Large Wind Farm Wake Impacts: Estimates from Turbine Data, Meteorological Tower Data, and WRF Model Runs

Wind turbine wakes have an important impact on wind energy production, particularly in large wind farms, where impacts of many wakes have the potential to accumulate. Several studies have looked at such impacts in large wind farms over the ocean, where the flat surface makes it relatively straightforward to quantify the turbine wakes. Over land, the wake impacts are much more difficult to distinguish from the competing impacts of terrain variation, surface roughness changes, and diurnally varying atmospheric boundary layer turbulence, making it difficult to quantify the impacts on downstream portions of large wind farms.

We used wind turbine supervisory control and data acquisition (SCADA) data from several large wind farms in the central United States to estimate the impacts of wind turbine wakes within the farms. As a separate analysis, we performed pre- and post-build comparisons of meteorological tower data using support vector machine (SVM) methods to separate the effect of natural annual variations in wind speed from the wind farm impacts.

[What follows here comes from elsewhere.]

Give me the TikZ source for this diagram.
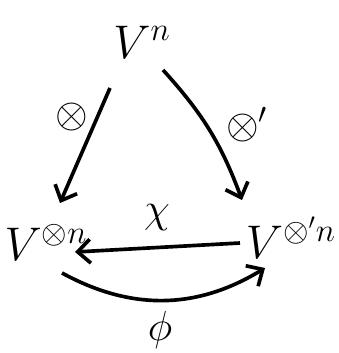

A third technique involved running the Weather Research and Forecast (WRF) model with a wind turbine parameterization to estimate the aggregate full farm impacts during an overlapping time period of SCADA data and making comparisons between WRF output and SCADA data.

Using the SCADA data alone, wind turbine wake impacts on energy production were roughly half of what was predicted by the standard wake models during the pre-build wind resource assessments for the farms. This outcome is likely at least partially a result of the fact that only the near field wake is consistently detectable in the data. Attempts to measure far-field or aggregate wakes using SCADA data alone do not reveal distinct wake signals. The SVM analysis reveals wind speed deficits that vary from farm to farm, due to varying distances of tower locations relative to the turbines in the farm, but the overall magnitude of deficits suggests wake impacts are larger than what is measured in the SCADA data. WRF runs show distinct wakes that extend tens of kilometers downstream during stable conditions, which also implies larger wake impacts than measured. The WRF output also shows evidence for upstream wind speed deficits, indicating an obstructing effect on the flow that could at least partially reconcile the difference between SCADA and SVM estimated impacts.